Investors can find the latest news about how their investments are impacted during the outbreak at P2P comparison and news sites such as P2P Empire that published updated information from more than 20 European P2P lending websites.
What will happen to investors’ funds?
What the future will look like is highly dependent on the business model every platform is applying. P2P investments can be categorised into four groups.
Investing in consumer loans, real estate loans business loans and rental properties. Each category comes with different challenges and risks.
Those that invest in consumer loans should look into the latest announcement from the loan providers. In this case, the platform does not bear any risks. Many loan originators expect a decrease in consumer spending as borrowers’ appetite for purchasing non-essential goods is decreasing during the ongoing quarantine. Investors can expect delayed repayments as well as higher default rates as many borrowers lose their jobs.
Real estate loans
These are much better off as the loans are secured by mortgages. In most cases, the average Loan-to-Value (LTV) is below 60 per cent, which makes the investment much more secure during volatile market activity.
Also, the demand from creditworthy business and real estate developers is increasing as they seek alternative funding methods to pursue their business ideas. Long-term investors will be much less affected as their investments are secured by property, whose value isn’t as volatile as consumer finances.
These can put investors in difficult situations. Loans that funded before the outbreak will have a much higher default rate. Also, the reputation of P2P lending platforms is very much damaged by potential Ponzi schemes run by Kuetzal, Envestio, or Monethera. Investors have already lost millions of euros. Investing in business loans might be a high-yielding opportunity; however, the choice of potentially trustworthy platforms is almost non-existent.
Rental properties are a very different type of investment as the return is generated by monthly cash flow from rental agreements.

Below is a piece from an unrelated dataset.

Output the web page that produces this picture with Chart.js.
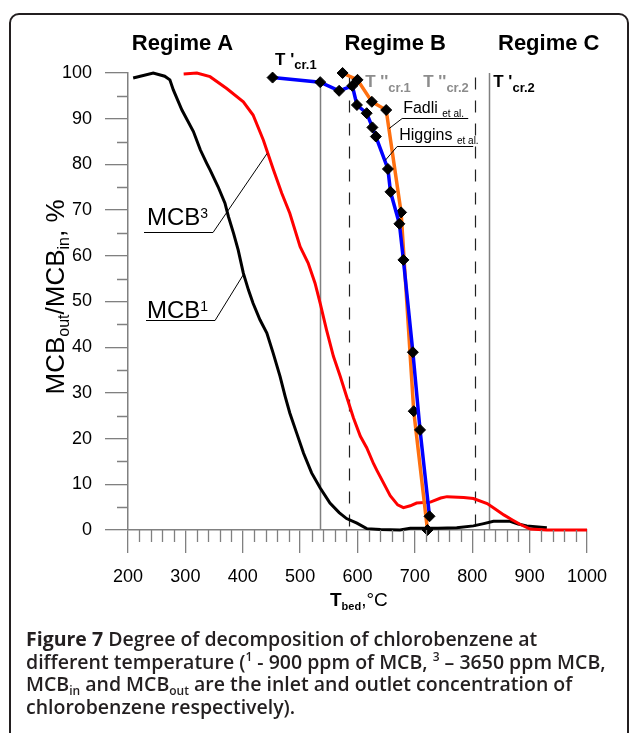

The negative impact on tourism in Spain caused a temporary cancellation of all bookings within the short-term rental space. The Spanish P2P lending platform Brickstarter reported that big local holidays such as Fallas in Valencia and Semana Santa were being postponed.
This is going to have a temporary negative impact on the returns generated by investors’ short-term rental properties. Luckily, those properties have a very low fixed cost, a 600 euro security deposit, and no debt, which means that investors’ funds are still covered by the value of the property.
What can investors do to protect their funds?
The chances of withdrawing investors’ funds are getting slimmer every day. A sell-off on the secondary market can cause severe losses.
Trustworthy P2P lending platforms safeguard investors’ uninvested capital on segregated bank accounts.
If investors cannot bear the risk that comes with P2P lending, an option could be to pause the current investments and see how the situation develops in the coming weeks. This will help lower the potential losses from the discounted sale on the secondary market.
This strategy is only valid for investors that have a well-diversified P2P portfolio as the diversification generally helps cover small default rates.
It is recommended to follow local authorities and blogs of individual P2P lending sites. Many governments are financially supporting small and medium businesses, which should lower the negative economic impact and help pay back outstanding loans.